Thursday, June 4, 2020

Whither Asian Americans? United States politics strongly divided along lines of race and education

DEMOCRATIC ASIANS OF VIRGINIA
Since 2016, Asian Americans have leaned towards Democratic candidates.

The divisions within America that have been on display the last week will likely be even more evident in November when the nation's electorate votes for president between the Republicans' Donald Trump and the presumptive Democratic nominee, former Vice President Joe Biden.

A portrait of the demographic, geographic and religious breakdowns within each party reveals changes within America's two major parties that could drive them further apart, according to a new survey from the Pew Research Center.
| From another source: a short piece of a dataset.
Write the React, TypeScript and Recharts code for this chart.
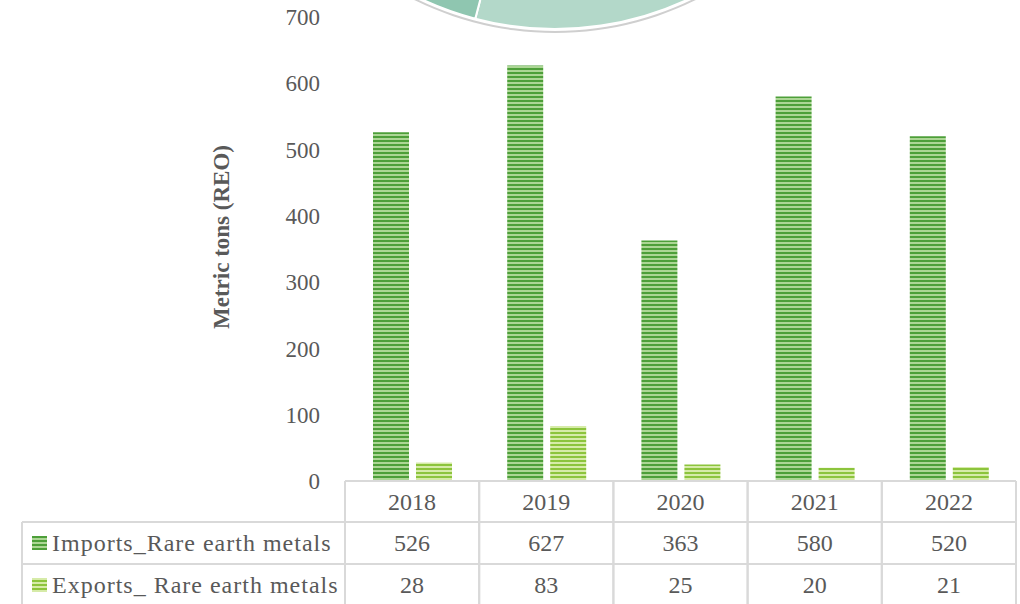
import { Bar, BarChart, Cell, Pie, PieChart, XAxis, YAxis, Label } from 'recharts';

const years = ['2018', '2019', '2020', '2021', '2022'];
const importsTons = [526, 627, 363, 580, 520];
const exportsTons = [28, 83, 25, 20, 21];
const yTicks = [0, 100, 200, 300, 400, 500, 600, 700];
const seriesNames = ['Imports_Rare earth metals', 'Exports_ Rare earth metals'];

// shares of the pie that sits above the bar chart (only its lower edge is on screen)
const pieShares = [41.2, 12.9, 45.9];
const pieColors = ['#c4e2d5', '#b3d8c9', '#8fc6b0'];

const W = 1020;
const H = 604;
const PLOT_LEFT = 345;
const PLOT_RIGHT = 1016;
const PLOT_TOP = 17;
const TABLE_H = 123;
const BAND = (PLOT_RIGHT - PLOT_LEFT) / years.length;

const FONT = "'Liberation Serif', 'Times New Roman', serif";
const TEXT = '#595959';
const GRID = '#d9d9d9';

const chartData = years.map((year, i) => ({
    year,
    imports: importsTons[i],
    exports: exportsTons[i],
}));

const tableRows = [importsTons, exportsTons];
const legendFills = ['url(#stripesImports)', 'url(#stripesExports)'];

// Each x-axis tick draws one column of the data table under the plot
const TableColumn = ({ x, y, payload }: any) => {
    const i = years.indexOf(payload.value);
    const left = x - BAND / 2;
    const right = x + BAND / 2;
    const rowTops = [y, y + 41, y + 83];
    return (
        <g fontFamily={FONT} fontSize={24} fill={TEXT}>
            <line x1={left} x2={left} y1={y} y2={y + TABLE_H} stroke={GRID} strokeWidth={2} />
            <line x1={right} x2={right} y1={y} y2={y + TABLE_H} stroke={GRID} strokeWidth={2} />
            <line x1={left} x2={right} y1={rowTops[1]} y2={rowTops[1]} stroke={GRID} strokeWidth={2} />
            <line x1={left} x2={right} y1={rowTops[2]} y2={rowTops[2]} stroke={GRID} strokeWidth={2} />
            <text x={x} y={rowTops[0] + 21} textAnchor="middle" dominantBaseline="central">
                {payload.value}
            </text>
            {tableRows.map((row, r) => (
                <text
                    key={r}
                    x={x}
                    y={rowTops[r + 1] + 21}
                    textAnchor="middle"
                    dominantBaseline="central"
                >
                    {row[i]}
                </text>
            ))}
            {i === 0 && (
                <g>
                    <line x1={22} x2={left} y1={rowTops[1]} y2={rowTops[1]} stroke={GRID} strokeWidth={2} />
                    <line x1={22} x2={left} y1={rowTops[2]} y2={rowTops[2]} stroke={GRID} strokeWidth={2} />
                    <line x1={22} x2={22} y1={rowTops[1]} y2={y + TABLE_H} stroke={GRID} strokeWidth={2} />
                    {seriesNames.map((name, r) => (
                        <g key={name}>
                            <rect
                                x={32}
                                y={rowTops[r + 1] + 14}
                                width={15}
                                height={14}
                                fill={legendFills[r]}
                            />
                            <text
                                x={52}
                                y={rowTops[r + 1] + 21}
                                dominantBaseline="central"
                                letterSpacing={1}
                            >
                                {name}
                            </text>
                        </g>
                    ))}
                </g>
            )}
        </g>
    );
};

// Rotated y-axis title, placed inside the axis box
const AxisTitle = ({ viewBox }: any) => {
    const cx = viewBox.x + 221;
    const cy = viewBox.y + viewBox.height / 2 - 12;
    return (
        <text
            x={cx}
            y={cy}
            transform={`rotate(-90 ${cx} ${cy})`}
            textAnchor="middle"
            dominantBaseline="central"
            fontFamily={FONT}
            fontSize={23}
            fontWeight={700}
            fill={TEXT}
        >
            Metric tons (REO)
        </text>
    );
};

export default function App() {
    return (
        <div style={{ position: 'absolute', left: 0, top: 0, width: W, height: H, background: '#fff' }}>
            <div style={{ position: 'absolute', left: 0, top: 0 }}>
                <BarChart
                    width={W}
                    height={H}
                    data={chartData}
                    margin={{ top: PLOT_TOP, right: W - PLOT_RIGHT, left: 0, bottom: 0 }}
                    barSize={36}
                    barGap={7}
                >
                    <defs>
                        <pattern id="stripesImports" patternUnits="userSpaceOnUse" width={4} height={4}>
                            <rect width={4} height={4} fill="#acd695" />
                            <rect width={4} height={2} fill="#4d9f39" />
                        </pattern>
                        <pattern id="stripesExports" patternUnits="userSpaceOnUse" width={4} height={4}>
                            <rect width={4} height={4} fill="#d6eba8" />
                            <rect width={4} height={2} fill="#8cc43c" />
                        </pattern>
                    </defs>
                    <XAxis
                        dataKey="year"
                        height={TABLE_H}
                        axisLine={{ stroke: GRID, strokeWidth: 2 }}
                        tickLine={false}
                        tickSize={0}
                        tickMargin={0}
                        interval={0}
                        tick={<TableColumn />}
                    />
                    <YAxis
                        width={PLOT_LEFT}
                        domain={[0, 700]}
                        ticks={yTicks}
                        axisLine={false}
                        tickLine={false}
                        tickSize={0}
                        tickMargin={25}
                        tick={{ fill: TEXT, fontSize: 23, fontFamily: FONT }}
                    >
                        <Label content={<AxisTitle />} />
                    </YAxis>
                    <Bar dataKey="imports" name={seriesNames[0]} fill="url(#stripesImports)" isAnimationActive={false} />
                    <Bar dataKey="exports" name={seriesNames[1]} fill="url(#stripesExports)" isAnimationActive={false} />
                </BarChart>
            </div>
            <div style={{ position: 'absolute', left: 0, top: 0, pointerEvents: 'none' }}>
                <PieChart width={W} height={60}>
                    <Pie
                        data={[{ value: 1 }]}
                        dataKey="value"
                        cx={550}
                        cy={-289}
                        innerRadius={315}
                        outerRadius={317}
                        stroke="none"
                        fill="#cfcfcf"
                        isAnimationActive={false}
                    />
                    <Pie
                        data={pieShares.map((value, i) => ({ name: `s${i}`, value }))}
                        dataKey="value"
                        cx={550}
                        cy={-289}
                        outerRadius={313}
                        startAngle={90}
                        endAngle={-270}
                        stroke="#ffffff"
                        strokeWidth={2}
                        isAnimationActive={false}
                    >
                        {pieShares.map((_, i) => (
                            <Cell key={i} fill={pieColors[i]} />
                        ))}
                    </Pie>
                </PieChart>
            </div>
        </div>
    );
}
Adding to the fears of white supremacists, over the last few decades, the American electorate and both of the two major parties have become less white. 

As more people take to streets to express their angst and anger at the death of George Floyd at the hands of four Minneapolis police officers, the unwillingness of white supremacists to live in a society where they no longer hold the position of power could threaten the the stability of the nation.

Refining the parties' bases further, the groups that the Pew report identifies as the strongest for each side are nearly polar opposites: If we were to use broad strokes and paint a picture of the Trump supporter, he would be an older white man with a high school degree living in a rural part of the country, probably the South.


In contrast, the "typical" Democrat would be a young woman (could very well be a woman  of color), with some college education and living in the urban centers either on the West Coast or Northeast.

In surveys conducted in 1996, 85% of registered voters were whites who are not of Hispanic descent. In the 2018 and 2019 data, that figure stands at 69%. 

It has also dropped in both parties, but by a larger share among Democrats (from 76% to 59%) than among Republicans (from 94% to 81%). That is not due to fewer Democratic voters but more than likely because of the concerted effort to register voters of color.

Asian Americans included in the survey data have become increasingly Democratic in recent years, though, and now 72% consider themselves Democrats or Democratic-leaning independents vs. just 17% who say they are Republicans or Republican-leaners. The survey data, however, can only reflect the views of English-speaking Asian Americans because the surveys were not administered in other Asian languages.

Asian Americans are the fastest-growing segment of eligible voters out of the major racial and ethnic groups in the United States. More than 11 million will be able to vote this year, making up nearly 5% of the nation’s eligible voters, Pew reported in an earlier survey.

Even as the racial makeup of the electorate has changed, overall partisan leanings among whites, blacks and Latinos have held roughly steady in the last few years. In the most recent data, Republicans outpace Democrats among whites 53% to 42%, while Democrats hold a massive advantage among blacks (83% Democratic vs. 10% Republican) and a smaller but still substantial edge among Latinos (63% to 29%). 



Democrats hold an 80-point advantage in partisan affiliation among black women, Republicans have a 32-point edge in affiliation among white non-college men. Republicans have a 61-point lead in identification among white evangelicals, while Democrats have a 43-point lead among the religiously unaffiliated. And Democrats have a 49-point advantage among urban Northeasterners, while Republicans have a 27-point lead among rural Southerners.

Other findings of the Pew analysis:

  • Education and race. Just as the nation has become more racially and ethnically diverse, it also has become better educated. Still, just 36% of registered voters have a four-year college degree or more while a sizable majority (64%) has not completed college. Democrats increasingly dominate in party identification among white college graduates and maintain wide and long-standing advantages among black, Hispanic and Asian American voters. Republicans increasingly dominate in party affiliation among white non-college voters, who continue to make up a majority (57%) of all GOP voters.
  • The gender gap in party identification is as large as at any point in the past two decades: 56% of women align with the Democratic Party, compared with 42% of men. Gender differences are evident across subgroups: For example, women who have not completed college are 11 percentage points more likely than men to identify as Democrats or lean Democratic (51% to 40%). The gap is even wider among those who have at least a four-year degree (65% of women, 48% of men).
  • Age and generations. The electorate is slowly aging: A 52% majority of registered voters are ages 50 and older; in both 1996 and 2004, majorities of voters were younger than 50. Two decades ago, about four-in-ten voters in both parties were 50 and older; today, these voters make up a majority of Republicans (56%) and half of Democrats. Looking at the electorate through a generational lens, Millennials (ages 24 to 39 in 2020) are more Democratic leaning than older generations.
  • Religious affiliation. As the share of Christians in the population has declined, this is reflected differently in the composition of the partisan coalitions. Today, Christians make up about half of Democratic voters (52%); in 2008, about three-quarters of Democrats (73%) were Christians. The share of Democratic voters who are religiously unaffiliated has approximately doubled over this period (from 18% to 38%). The changes among Republicans have been far more modest: Christians constitute 79% of Republican voters, down from 87% in 2008.